В течение этого времени Пашков договорился с илимским воеводой, чтобы проложить с обоих концов новый путь: с одной стороны от Илимска, с другой стороны от Братского острога. По этому пути он приказал привезти на санях 141 четь ржи и другого зерна для засевания 150 гектаров земли[962]. Но тут из Даурии как раз пришли плохие вести: Полетай и его небольшой отряд перед своим бегством разграбили и сожгли Иргенский острог; после этого они сами были убиты, прежде чем смогли достичь океана через гиляцкий край.

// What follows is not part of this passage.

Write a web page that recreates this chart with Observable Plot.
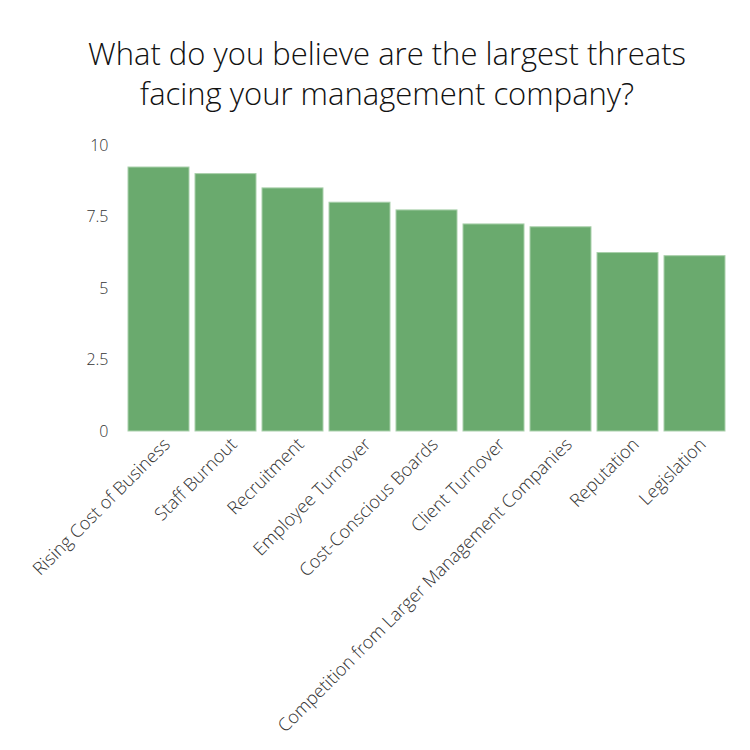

После вскрытия рек отправились в путь. Это было в конце мая. 4 июня экспедиция была в Балаганском остроге. Поход начинался плохо, обещанное количество пороха, пуль и водки не прибыло по назначению, не хватало якорей, надо было изготовить 20 штук из деревянных окован ных железом сошников. Пашков обжаловал это, написав в Москву[963]. Наверное, Аввакум именно в это время смог поставить в известность своего архиепископа о понесенных им злоключениях[964]. С момента отъезда он обрел свободу. Но судьба его была предопределена: это теперь уже не был официальный священник, находящийся при военной части, окруженный известным уважением, сохранивший от своего прежнего положения некоторый достаток, имеющий с собой большую поклажу, а также и оплачиваемых им добровольных слуг; это был всего-навсего запрещенный священник, лишенный всех прав, равно и части своих книг, своего священнического облачения, обязанный неукоснительно выполнять все распоряжения; вскоре вынужденный, чтобы как-то существовать, постепенно продавать остатки своего имущества, постоянно зависящий от капризов воеводы и выполняющий требы только тайно и изредка. В таком жалком и униженном положении, которого он до тех пор еще никогда не испытывал и в котором он отныне как-то держится только благодаря собственному мужеству, Аввакум поднимает свой моральный авторитет и вызывает уважение со стороны всех его окружающих.